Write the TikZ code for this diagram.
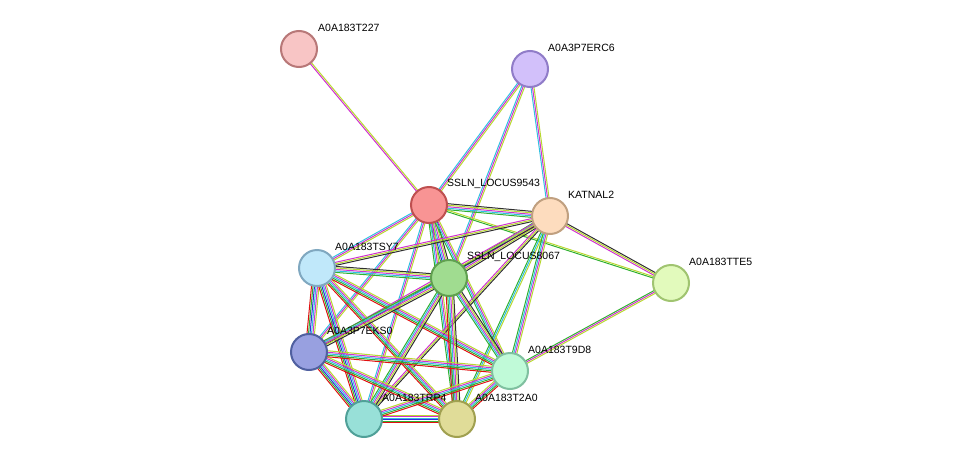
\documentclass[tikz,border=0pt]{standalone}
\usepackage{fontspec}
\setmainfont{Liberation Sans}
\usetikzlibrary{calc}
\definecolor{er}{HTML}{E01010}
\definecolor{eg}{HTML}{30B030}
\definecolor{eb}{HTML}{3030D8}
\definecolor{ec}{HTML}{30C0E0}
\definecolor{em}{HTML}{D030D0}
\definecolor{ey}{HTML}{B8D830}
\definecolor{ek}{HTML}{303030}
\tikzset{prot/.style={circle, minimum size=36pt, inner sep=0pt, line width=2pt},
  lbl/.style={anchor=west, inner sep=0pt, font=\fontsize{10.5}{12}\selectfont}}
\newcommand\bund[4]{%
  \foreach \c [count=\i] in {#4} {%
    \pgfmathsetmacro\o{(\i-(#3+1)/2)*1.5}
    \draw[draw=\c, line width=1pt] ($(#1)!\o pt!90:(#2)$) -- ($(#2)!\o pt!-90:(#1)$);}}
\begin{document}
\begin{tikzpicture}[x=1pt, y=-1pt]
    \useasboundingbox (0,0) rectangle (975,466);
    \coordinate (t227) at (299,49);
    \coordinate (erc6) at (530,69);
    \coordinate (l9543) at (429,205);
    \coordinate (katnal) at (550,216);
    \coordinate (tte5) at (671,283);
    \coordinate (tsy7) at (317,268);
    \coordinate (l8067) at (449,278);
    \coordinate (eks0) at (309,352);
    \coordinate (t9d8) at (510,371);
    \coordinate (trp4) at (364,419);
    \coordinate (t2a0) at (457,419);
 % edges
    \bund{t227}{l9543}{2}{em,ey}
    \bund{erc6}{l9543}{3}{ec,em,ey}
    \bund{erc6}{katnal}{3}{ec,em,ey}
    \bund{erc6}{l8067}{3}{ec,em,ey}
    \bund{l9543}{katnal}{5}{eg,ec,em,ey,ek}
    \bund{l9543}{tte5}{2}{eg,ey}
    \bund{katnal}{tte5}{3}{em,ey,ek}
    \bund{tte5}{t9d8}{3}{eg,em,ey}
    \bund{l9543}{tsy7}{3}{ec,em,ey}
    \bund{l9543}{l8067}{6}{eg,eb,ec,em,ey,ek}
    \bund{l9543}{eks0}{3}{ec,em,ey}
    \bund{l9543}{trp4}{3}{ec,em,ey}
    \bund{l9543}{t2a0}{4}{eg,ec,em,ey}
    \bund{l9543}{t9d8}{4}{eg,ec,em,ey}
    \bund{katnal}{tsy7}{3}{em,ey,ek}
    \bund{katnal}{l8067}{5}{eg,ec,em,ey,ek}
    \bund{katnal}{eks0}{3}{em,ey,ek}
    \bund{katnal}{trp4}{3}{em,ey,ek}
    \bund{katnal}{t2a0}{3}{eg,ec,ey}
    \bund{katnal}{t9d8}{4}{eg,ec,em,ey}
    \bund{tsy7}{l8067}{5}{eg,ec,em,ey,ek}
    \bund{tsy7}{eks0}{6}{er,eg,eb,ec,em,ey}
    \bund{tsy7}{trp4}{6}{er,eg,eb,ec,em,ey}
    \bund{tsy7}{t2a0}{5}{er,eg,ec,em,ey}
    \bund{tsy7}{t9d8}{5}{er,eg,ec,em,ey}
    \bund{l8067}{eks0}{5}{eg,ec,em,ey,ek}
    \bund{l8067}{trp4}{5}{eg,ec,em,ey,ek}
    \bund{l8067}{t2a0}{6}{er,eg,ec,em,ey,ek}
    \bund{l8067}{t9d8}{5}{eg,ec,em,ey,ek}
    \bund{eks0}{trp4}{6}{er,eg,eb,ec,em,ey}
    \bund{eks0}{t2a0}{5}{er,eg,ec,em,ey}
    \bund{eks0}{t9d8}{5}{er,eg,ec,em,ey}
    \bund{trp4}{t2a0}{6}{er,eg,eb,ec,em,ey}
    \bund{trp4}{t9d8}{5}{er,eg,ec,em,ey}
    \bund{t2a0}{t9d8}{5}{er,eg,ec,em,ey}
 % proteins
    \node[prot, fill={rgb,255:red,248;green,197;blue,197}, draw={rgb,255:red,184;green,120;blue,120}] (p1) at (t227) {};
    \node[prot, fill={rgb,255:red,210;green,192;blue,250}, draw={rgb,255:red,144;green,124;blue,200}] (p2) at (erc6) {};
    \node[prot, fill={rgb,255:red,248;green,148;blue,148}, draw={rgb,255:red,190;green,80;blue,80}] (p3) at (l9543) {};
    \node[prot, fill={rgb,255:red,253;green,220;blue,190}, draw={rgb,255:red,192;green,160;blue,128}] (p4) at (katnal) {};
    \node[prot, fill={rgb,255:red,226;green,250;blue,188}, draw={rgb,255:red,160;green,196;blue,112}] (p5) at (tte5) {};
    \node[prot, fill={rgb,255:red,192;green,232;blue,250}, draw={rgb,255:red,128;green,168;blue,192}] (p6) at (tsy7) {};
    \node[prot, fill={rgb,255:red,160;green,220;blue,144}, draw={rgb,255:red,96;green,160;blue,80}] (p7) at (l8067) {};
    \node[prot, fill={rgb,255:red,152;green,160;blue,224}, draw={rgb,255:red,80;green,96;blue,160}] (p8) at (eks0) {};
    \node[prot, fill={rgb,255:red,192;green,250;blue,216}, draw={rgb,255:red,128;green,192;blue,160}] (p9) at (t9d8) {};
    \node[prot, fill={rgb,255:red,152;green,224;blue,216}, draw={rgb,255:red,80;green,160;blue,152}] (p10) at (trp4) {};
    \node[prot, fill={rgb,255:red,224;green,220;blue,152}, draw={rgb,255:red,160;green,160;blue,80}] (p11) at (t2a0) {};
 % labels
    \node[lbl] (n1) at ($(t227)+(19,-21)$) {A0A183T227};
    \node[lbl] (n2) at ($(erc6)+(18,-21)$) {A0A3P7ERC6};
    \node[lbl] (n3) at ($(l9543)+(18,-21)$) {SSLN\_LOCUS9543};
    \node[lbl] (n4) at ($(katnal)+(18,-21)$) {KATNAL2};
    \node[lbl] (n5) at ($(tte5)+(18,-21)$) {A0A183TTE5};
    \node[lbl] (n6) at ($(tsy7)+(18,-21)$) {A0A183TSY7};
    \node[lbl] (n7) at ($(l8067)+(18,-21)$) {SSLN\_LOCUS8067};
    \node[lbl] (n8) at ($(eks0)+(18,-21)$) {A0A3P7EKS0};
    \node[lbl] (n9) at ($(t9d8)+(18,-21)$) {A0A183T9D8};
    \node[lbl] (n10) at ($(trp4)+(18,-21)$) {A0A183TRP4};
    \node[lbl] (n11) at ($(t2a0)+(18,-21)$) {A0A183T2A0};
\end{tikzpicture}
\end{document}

= = =

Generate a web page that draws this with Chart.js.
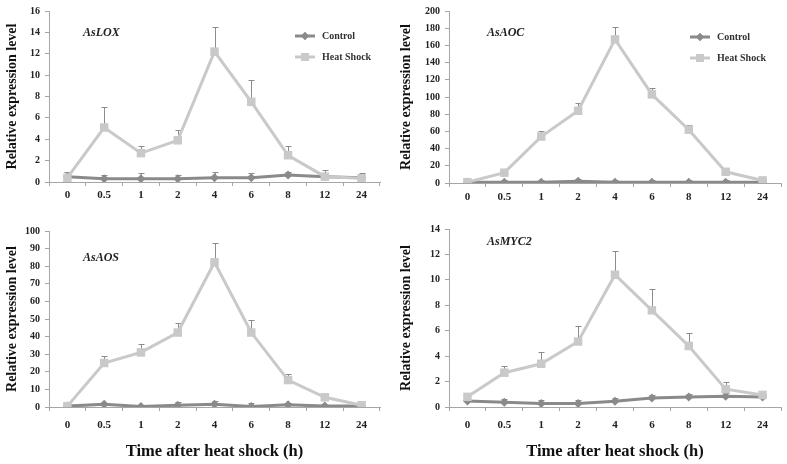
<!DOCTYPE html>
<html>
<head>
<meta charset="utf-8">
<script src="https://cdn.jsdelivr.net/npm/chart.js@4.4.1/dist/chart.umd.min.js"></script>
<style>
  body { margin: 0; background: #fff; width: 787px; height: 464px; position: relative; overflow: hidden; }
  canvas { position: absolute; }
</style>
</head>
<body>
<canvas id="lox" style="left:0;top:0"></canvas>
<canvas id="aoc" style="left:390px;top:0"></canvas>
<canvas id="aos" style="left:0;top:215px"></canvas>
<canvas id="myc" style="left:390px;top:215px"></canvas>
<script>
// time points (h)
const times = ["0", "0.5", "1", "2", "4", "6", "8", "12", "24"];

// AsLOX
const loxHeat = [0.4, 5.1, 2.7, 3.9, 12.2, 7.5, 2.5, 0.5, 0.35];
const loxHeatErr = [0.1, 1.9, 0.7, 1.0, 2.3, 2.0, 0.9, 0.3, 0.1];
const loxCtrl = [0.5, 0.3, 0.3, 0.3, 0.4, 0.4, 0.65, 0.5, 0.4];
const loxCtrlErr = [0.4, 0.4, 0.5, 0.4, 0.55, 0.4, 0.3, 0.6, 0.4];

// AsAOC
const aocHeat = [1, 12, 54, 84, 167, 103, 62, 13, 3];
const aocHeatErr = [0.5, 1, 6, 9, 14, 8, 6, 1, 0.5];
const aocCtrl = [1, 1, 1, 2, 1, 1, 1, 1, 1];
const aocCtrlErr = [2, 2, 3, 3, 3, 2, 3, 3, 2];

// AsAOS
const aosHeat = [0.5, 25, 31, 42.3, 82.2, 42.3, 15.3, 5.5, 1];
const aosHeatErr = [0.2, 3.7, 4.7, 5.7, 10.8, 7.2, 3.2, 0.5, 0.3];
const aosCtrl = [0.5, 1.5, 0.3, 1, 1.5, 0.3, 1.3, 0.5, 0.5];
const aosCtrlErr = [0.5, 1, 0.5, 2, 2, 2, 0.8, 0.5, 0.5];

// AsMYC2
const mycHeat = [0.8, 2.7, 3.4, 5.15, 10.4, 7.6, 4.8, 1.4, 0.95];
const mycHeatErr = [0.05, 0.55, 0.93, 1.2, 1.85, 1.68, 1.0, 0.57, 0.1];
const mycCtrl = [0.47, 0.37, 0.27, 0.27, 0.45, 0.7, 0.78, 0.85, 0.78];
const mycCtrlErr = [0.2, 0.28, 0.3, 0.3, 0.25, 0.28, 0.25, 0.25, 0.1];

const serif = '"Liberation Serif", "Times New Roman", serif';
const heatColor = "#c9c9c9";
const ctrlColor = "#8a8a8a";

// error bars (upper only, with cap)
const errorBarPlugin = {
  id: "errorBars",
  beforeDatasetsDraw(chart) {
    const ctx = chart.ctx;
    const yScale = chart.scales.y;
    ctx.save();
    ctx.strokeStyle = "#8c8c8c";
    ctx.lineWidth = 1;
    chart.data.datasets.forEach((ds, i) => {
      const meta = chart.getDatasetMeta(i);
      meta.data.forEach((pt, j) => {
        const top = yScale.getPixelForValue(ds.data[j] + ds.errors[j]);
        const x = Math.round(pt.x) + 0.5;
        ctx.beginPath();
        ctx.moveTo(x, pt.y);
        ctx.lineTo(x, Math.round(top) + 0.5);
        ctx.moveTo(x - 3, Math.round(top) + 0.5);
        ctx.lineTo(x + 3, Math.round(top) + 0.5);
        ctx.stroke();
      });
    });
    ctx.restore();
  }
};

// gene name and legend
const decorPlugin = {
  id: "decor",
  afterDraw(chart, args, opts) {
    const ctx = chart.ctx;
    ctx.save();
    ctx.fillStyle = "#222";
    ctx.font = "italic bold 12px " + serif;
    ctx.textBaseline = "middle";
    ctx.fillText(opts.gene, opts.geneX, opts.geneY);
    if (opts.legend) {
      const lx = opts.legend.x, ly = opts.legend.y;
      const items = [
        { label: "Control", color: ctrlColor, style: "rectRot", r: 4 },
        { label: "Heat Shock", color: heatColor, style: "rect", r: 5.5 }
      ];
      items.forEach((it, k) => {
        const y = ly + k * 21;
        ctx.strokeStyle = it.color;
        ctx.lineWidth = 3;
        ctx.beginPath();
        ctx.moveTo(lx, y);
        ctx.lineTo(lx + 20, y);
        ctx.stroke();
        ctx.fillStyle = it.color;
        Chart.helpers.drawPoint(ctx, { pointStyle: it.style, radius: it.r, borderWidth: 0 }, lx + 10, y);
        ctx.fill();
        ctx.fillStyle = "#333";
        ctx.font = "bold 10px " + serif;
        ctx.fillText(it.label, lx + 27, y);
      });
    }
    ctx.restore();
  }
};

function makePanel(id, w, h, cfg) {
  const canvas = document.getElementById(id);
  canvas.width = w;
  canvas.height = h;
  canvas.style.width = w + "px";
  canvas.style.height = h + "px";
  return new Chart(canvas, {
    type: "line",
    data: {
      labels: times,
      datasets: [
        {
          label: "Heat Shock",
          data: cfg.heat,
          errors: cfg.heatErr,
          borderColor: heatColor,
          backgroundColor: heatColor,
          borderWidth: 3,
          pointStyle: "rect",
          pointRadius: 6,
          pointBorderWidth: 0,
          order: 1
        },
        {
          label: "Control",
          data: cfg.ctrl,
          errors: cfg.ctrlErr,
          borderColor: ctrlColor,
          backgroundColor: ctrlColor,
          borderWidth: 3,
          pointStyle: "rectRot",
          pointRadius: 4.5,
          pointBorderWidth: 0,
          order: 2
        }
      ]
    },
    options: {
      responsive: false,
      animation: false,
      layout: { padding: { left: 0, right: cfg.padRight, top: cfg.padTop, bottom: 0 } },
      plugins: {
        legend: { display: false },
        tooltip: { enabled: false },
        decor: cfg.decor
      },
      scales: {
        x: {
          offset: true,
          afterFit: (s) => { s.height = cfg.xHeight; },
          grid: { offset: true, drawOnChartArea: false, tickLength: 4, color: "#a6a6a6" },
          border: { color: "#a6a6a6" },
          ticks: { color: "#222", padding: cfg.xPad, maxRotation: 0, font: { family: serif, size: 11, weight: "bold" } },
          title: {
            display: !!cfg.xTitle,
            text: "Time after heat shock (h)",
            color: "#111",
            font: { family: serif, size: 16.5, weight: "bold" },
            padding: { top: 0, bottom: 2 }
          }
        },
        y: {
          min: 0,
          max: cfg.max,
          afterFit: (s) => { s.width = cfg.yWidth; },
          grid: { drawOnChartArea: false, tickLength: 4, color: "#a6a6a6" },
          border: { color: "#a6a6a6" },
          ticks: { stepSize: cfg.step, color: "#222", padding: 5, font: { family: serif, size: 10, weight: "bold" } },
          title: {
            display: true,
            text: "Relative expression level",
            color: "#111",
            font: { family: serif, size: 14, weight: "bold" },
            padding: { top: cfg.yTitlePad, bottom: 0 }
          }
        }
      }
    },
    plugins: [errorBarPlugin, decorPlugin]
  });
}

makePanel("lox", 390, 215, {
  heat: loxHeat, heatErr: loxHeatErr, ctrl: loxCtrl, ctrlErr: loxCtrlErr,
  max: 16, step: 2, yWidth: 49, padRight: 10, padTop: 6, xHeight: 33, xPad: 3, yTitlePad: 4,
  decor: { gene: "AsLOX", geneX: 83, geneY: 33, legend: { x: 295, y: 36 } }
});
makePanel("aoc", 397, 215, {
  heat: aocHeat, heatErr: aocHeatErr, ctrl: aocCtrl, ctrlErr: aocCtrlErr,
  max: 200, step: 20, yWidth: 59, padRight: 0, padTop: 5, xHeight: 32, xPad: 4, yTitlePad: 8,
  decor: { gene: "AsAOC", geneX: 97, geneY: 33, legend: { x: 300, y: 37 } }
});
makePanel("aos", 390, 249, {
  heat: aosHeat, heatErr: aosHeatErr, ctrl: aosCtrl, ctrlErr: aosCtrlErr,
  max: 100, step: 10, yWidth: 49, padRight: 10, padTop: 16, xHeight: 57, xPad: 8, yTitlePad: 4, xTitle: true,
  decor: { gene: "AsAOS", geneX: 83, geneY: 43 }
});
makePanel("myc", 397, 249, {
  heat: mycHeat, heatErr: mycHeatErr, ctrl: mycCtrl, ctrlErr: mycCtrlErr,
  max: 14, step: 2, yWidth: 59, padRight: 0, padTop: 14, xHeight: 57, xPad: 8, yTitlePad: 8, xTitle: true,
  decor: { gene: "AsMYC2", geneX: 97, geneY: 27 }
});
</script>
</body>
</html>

= = =

→ Task requirements
Check every line for "with" and show the ones that have it.

→ Solution below
Generate a web page that draws this with Chart.js.
// error bars (upper only, with cap)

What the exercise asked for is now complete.